Art et savoir : un genre en débats

Récit d'une « vraie » vie, toute biographie postule un principe de réalité ; mais dès qu'elle est éthobiographie, elle sollicite aussi un principe de plaisir : Murray Paul Kendall (The Art of Biography, 1965) l'a définie comme étant à la fois une science et un art. De fait, elle rencontre les mêmes possibilités et les mêmes contraintes que l'histoire et le roman en matière de mode, de personne et de point de vue narratifs, ainsi que pour le traitement du temps.

Mais, au-delà des techniques, le rapport entre art et savoir y dépend d'options philosophiques.

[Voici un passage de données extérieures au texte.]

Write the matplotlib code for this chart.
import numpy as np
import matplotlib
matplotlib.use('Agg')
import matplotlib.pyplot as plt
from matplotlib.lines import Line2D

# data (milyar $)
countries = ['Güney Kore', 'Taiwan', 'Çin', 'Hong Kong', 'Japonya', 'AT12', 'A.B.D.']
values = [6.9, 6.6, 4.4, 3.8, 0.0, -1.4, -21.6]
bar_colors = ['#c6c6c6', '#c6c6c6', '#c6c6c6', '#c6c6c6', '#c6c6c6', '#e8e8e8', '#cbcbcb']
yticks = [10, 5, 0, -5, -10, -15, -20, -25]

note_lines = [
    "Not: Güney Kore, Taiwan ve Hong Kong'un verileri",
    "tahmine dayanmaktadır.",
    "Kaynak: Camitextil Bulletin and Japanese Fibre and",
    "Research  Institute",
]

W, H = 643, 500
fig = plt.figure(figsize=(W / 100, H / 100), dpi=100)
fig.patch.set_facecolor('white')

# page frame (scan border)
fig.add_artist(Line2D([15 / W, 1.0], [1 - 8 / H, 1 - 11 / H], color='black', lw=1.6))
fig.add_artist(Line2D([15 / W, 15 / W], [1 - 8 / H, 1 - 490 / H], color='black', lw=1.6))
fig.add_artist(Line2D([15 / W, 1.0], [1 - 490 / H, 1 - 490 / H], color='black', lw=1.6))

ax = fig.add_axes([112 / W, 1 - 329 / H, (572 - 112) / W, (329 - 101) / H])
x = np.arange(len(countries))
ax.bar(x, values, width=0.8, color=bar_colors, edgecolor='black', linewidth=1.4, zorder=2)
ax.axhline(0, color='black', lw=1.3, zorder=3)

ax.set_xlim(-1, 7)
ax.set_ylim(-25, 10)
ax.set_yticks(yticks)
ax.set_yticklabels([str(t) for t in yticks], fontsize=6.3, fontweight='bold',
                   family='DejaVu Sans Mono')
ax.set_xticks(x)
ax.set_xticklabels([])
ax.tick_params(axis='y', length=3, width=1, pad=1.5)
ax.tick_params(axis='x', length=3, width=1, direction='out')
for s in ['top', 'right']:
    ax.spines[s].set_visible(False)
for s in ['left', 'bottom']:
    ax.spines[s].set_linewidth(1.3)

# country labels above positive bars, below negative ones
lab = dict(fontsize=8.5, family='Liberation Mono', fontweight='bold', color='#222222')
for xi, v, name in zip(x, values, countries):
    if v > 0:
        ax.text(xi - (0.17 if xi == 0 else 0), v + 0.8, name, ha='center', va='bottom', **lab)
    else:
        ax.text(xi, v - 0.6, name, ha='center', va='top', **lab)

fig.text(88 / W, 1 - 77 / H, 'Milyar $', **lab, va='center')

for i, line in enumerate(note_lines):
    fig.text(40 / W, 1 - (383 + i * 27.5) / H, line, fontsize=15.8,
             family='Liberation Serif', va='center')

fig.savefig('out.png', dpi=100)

Lorsque le récit est voué aux grands hommes, sa véracité est donnée pour certitude, et l'élégance de l'expression n'est qu'un instrument au service de la transmission du savoir ; ainsi procédaient les biographies anciennes, et le positivisme. Mais le style peut être aussi un moyen d'accès, par intuition, à une connaissance plus intime du personnage biographé : ce dont a rêvé le biographe romantique. Enfin et en réalité, la forme est le lieu même où se jouent l'interprétation et le jugement.

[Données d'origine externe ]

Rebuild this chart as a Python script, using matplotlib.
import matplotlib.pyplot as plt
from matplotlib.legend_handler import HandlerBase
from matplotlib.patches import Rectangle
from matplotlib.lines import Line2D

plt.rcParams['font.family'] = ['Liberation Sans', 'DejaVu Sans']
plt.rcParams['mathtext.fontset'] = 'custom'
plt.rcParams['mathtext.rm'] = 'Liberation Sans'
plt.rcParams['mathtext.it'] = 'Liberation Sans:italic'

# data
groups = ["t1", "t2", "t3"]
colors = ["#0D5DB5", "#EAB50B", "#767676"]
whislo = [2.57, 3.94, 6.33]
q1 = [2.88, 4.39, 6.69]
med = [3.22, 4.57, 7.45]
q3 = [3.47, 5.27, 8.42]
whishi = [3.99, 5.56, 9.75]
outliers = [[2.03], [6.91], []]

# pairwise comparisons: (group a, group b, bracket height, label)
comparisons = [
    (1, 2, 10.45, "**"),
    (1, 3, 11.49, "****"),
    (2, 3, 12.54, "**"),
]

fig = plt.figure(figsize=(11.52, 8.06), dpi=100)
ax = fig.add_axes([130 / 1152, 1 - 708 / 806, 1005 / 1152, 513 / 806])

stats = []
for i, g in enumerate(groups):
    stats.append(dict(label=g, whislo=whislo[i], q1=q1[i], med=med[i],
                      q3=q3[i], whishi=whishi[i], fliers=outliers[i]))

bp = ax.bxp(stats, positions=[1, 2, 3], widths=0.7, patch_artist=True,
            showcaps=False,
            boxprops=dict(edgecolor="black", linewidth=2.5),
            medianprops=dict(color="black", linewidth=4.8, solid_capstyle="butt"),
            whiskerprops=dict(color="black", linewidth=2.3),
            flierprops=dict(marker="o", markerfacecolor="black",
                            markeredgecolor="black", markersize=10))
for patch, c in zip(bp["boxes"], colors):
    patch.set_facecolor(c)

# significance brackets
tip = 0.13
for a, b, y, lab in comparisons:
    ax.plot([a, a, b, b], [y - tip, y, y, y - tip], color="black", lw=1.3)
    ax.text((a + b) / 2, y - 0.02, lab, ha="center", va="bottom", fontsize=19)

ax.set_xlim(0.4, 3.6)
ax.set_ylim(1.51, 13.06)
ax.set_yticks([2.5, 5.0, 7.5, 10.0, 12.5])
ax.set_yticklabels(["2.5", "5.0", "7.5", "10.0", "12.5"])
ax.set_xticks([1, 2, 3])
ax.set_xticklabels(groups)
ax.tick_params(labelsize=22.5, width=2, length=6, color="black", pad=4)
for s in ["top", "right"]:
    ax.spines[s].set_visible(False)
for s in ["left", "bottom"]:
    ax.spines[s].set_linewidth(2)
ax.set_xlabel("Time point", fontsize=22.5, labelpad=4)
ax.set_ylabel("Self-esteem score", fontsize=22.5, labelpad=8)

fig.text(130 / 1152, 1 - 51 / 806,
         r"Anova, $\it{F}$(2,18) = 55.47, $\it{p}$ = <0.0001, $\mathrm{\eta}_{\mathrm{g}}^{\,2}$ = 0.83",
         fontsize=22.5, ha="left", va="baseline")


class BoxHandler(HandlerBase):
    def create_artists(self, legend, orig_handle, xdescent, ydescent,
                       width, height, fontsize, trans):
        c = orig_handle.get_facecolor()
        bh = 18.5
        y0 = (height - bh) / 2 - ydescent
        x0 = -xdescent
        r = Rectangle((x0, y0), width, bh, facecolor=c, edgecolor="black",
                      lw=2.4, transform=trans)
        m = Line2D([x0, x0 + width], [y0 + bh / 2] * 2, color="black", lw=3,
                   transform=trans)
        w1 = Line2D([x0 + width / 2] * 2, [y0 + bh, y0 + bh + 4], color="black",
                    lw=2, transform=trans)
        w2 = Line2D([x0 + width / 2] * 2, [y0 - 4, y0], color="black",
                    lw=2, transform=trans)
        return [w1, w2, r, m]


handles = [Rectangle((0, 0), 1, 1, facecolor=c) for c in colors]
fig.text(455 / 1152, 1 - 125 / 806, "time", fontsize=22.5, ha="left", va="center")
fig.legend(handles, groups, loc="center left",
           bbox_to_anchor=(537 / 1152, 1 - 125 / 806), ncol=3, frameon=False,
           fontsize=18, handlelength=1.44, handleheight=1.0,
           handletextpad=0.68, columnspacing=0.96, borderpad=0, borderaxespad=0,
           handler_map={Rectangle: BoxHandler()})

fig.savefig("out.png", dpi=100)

En effet, engageant une confirmation ou une dénégation du préjugement qui la fonde, la biographie est toujours engagée dans une pragmatique de la décision, décision qu'elle veut faire endosser, illusoirement, par le lecteur lui-même. Aussi elle suppose une rhétorique double, de la conviction (pour le « vrai ») et de la séduction (pour l'adhésion).

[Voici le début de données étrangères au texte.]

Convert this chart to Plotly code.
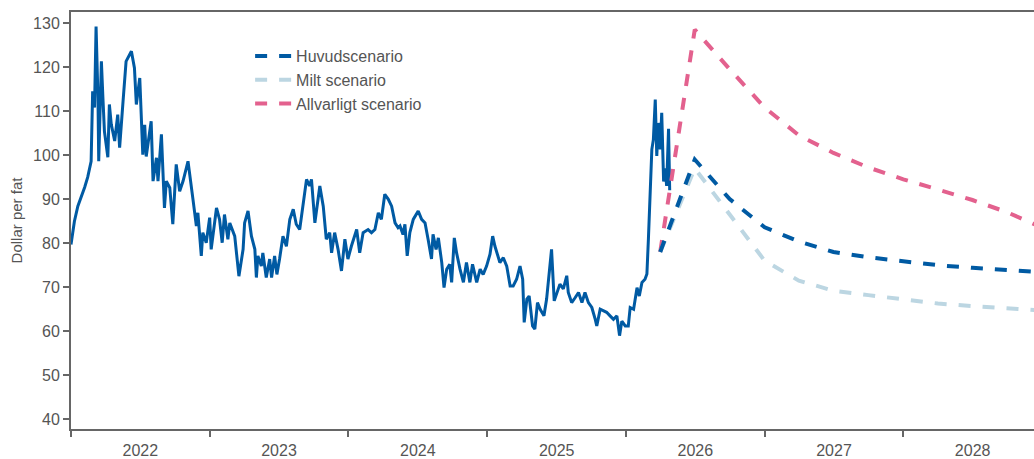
import pandas as pd
import plotly.graph_objects as go

# Historical oil price (dollar per barrel), days after 2022-01-01 and value
hist_days = [0, 9, 18, 27, 36, 44, 53, 57, 62, 66, 71, 73, 80, 84, 88, 97, 101, 106, 115, 123,
             128, 137, 145, 159, 167, 172, 181, 189, 194, 198, 211, 216, 225, 229, 238, 246, 251,
             260, 268, 277, 286, 295, 308, 321, 330, 334, 343, 347, 356, 365, 369, 383, 391, 398,
             404, 413, 418, 431, 440, 442, 453, 457, 466, 475, 484, 488, 492, 501, 505, 514, 523,
             528, 536, 542, 549, 558, 567, 576, 585, 593, 602, 611, 620, 628, 633, 642, 650, 655,
             664, 672, 681, 686, 694, 703, 712, 721, 729, 738, 752, 760, 769, 782, 791, 800, 809,
             817, 826, 835, 844, 853, 861, 866, 874, 879, 885, 892, 901, 914, 923, 932, 940, 949,
             953, 961, 967, 976, 982, 989, 997, 1002, 1009, 1015, 1024, 1033, 1041, 1050, 1057,
             1068, 1077, 1085, 1094, 1103, 1110, 1116, 1129, 1138, 1147, 1156, 1164, 1173, 1182,
             1189, 1193, 1200, 1206, 1215, 1221, 1228, 1235, 1245, 1252, 1261, 1265, 1272, 1279,
             1287, 1296, 1305, 1309, 1318, 1327, 1336, 1345, 1353, 1362, 1371, 1380, 1384, 1393,
             1401, 1410, 1419, 1428, 1437, 1444, 1450, 1459, 1467, 1472, 1481, 1490, 1496, 1503,
             1511, 1516, 1520, 1525, 1529, 1533, 1538, 1542, 1546, 1551, 1555, 1560, 1564, 1568,
             1573, 1576]
hist_values = [79.7, 85.0, 88.4, 90.4, 92.7, 95.0, 98.6, 114.5, 110.8, 129.2, 113.0, 98.6, 121.3,
               113.0, 105.4, 99.5, 111.5, 107.0, 103.2, 109.2, 101.7, 112.2, 121.3, 123.6, 119.8,
               111.5, 117.5, 100.1, 106.9, 99.7, 107.7, 94.1, 99.4, 94.1, 104.7, 88.0, 94.1, 92.6,
               84.3, 97.9, 91.8, 94.1, 98.6, 90.0, 83.9, 86.9, 77.1, 82.4, 80.1, 85.8, 78.6, 88.0,
               85.4, 80.1, 86.5, 80.9, 84.6, 81.6, 74.8, 72.5, 78.6, 84.6, 87.3, 81.6, 78.6, 72.2,
               77.1, 74.8, 77.8, 72.2, 76.4, 72.2, 77.1, 72.9, 76.4, 81.6, 79.3, 85.4, 87.7, 84.3,
               83.1, 89.2, 94.5, 93.0, 94.5, 84.6, 90.0, 93.0, 88.4, 80.9, 82.4, 77.8, 82.4, 78.6,
               73.7, 80.9, 76.4, 79.3, 83.1, 77.8, 82.4, 83.1, 82.4, 83.1, 86.9, 85.4, 91.1, 90.0,
               88.4, 84.6, 83.5, 83.9, 82.0, 84.3, 77.1, 82.4, 85.4, 87.3, 85.4, 84.6, 80.9, 76.4,
               82.0, 78.6, 81.2, 75.6, 69.9, 74.1, 75.2, 71.1, 81.2, 77.8, 74.1, 71.1, 75.6, 71.1,
               75.2, 71.1, 74.1, 72.9, 74.8, 77.5, 81.6, 79.3, 75.6, 76.7, 74.8, 70.3, 70.3, 71.8,
               74.8, 71.8, 62.0, 67.3, 68.0, 61.2, 60.5, 66.5, 65.0, 63.5, 67.3, 76.0, 78.6, 66.9,
               68.8, 70.7, 69.6, 72.6, 68.8, 66.5, 67.6, 68.8, 66.5, 68.8, 66.5, 65.4, 62.7, 61.2,
               65.0, 64.6, 64.3, 63.5, 62.7, 63.5, 59.0, 62.3, 61.2, 61.2, 65.4, 65.0, 69.9, 68.0,
               71.1, 71.8, 73.0, 81.0, 92.3, 101.3, 103.5, 112.6, 99.8, 107.3, 101.3, 109.6, 94.0,
               97.0, 93.0, 106.0, 92.0]

# Scenario paths (quarterly)
scen_dates = ["2026-04-01", "2026-07-01", "2026-10-01", "2027-01-01", "2027-04-01", "2027-07-01",
              "2027-10-01", "2028-01-01", "2028-04-01", "2028-07-01", "2028-10-01", "2029-01-01"]
main_scen = [78.0, 99.0, 90.0, 83.6, 80.4, 78.0, 76.8, 75.8, 75.0, 74.4, 73.9, 73.4]
mild_scen = [78.0, 97.0, 86.5, 76.0, 71.5, 69.2, 68.2, 67.2, 66.3, 65.7, 65.2, 64.7]
severe_scen = [78.0, 128.5, 119.5, 110.8, 104.5, 100.5, 97.2, 94.5, 92.2, 89.8, 87.0, 83.5]

series_names = ["Huvudscenario", "Milt scenario", "Allvarligt scenario"]
y_ticks = [40, 50, 60, 70, 80, 90, 100, 110, 120, 130]

DARK = "#005AA3"
LIGHT = "#BCD6E2"
PINK = "#E3618E"
GREY = "#555555"
FONT = "Liberation Sans, Arial, sans-serif"

hist_dates = pd.Timestamp("2022-01-01") + pd.to_timedelta(hist_days, unit="D")

fig = go.Figure()
fig.add_trace(go.Scatter(x=hist_dates, y=hist_values, mode="lines",
                         line=dict(color=DARK, width=3), showlegend=False,
                         name="Historik"))
for name, vals, col, grp in [(series_names[2], severe_scen, PINK, "c"),
                             (series_names[1], mild_scen, LIGHT, "b"),
                             (series_names[0], main_scen, DARK, "a")]:
    fig.add_trace(go.Scatter(x=pd.to_datetime(scen_dates), y=vals, mode="lines", name=name,
                             legendgroup=grp, legendrank={"a": 1, "b": 2, "c": 3}[grp],
                             line=dict(color=col, width=4, dash="12px,12px")))

fig.update_layout(
    width=1034, height=459,
    margin=dict(l=71, r=0, t=12, b=30),
    paper_bgcolor="white", plot_bgcolor="white",
    font=dict(family=FONT, color=GREY, size=16),
    legend=dict(x=0.186, y=0.935, xanchor="left", yanchor="top",
                bgcolor="rgba(0,0,0,0)", font=dict(size=16, color=GREY),
                tracegroupgap=0, itemwidth=36),
    xaxis=dict(type="date", range=["2022-01-01", "2028-12-10"],
               tick0="2022-01-01", dtick="M12", tickformat="%Y", ticklabelmode="period",
               ticks="outside", ticklen=6, tickwidth=1.5, tickcolor="#666666",
               showline=True, linecolor="#666666", linewidth=2, mirror=True,
               showgrid=False, zeroline=False, tickfont=dict(size=16, color=GREY)),
    yaxis=dict(range=[37.8, 132.5], tickvals=y_ticks,
               ticks="outside", ticklen=6, tickwidth=1.5, tickcolor="#666666",
               showline=True, linecolor="#666666", linewidth=2,
               showgrid=False, zeroline=False, tickfont=dict(size=16, color=GREY),
               title=dict(text="Dollar per fat", font=dict(size=15, color=GREY), standoff=7)),
)

fig.write_html("out.html", config={"displayModeBar": False},
               post_script="document.body.style.margin='0';document.body.style.overflow='hidden';")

Dans les « vies des grands hommes » à l'ancienne, le récit se stylisait en exemples donnés à admirer et porteurs de la leçon morale ; la quête ontologique, elle, propose l'identification. Le dosage entre l'explicatif et la rhétorique apologétique varie alors en fonction du modèle idéologique : des dons naturels, ou bien une vocation, ou bien une qualité supérieure et « à part » – le « génie » encensé par le romantisme – justifient la distinction du personnage méritant le récit comme « héros », « saint » ou « créateur », et en même temps décident du style (épique, héroïque, intimiste, etc.). L'esthétique de surface peut donc y être diverse, la posture philosophique et éthique d'ensemble reste soumise à une même pragmatique : l'adhésion, l'acceptation de l'aliénation.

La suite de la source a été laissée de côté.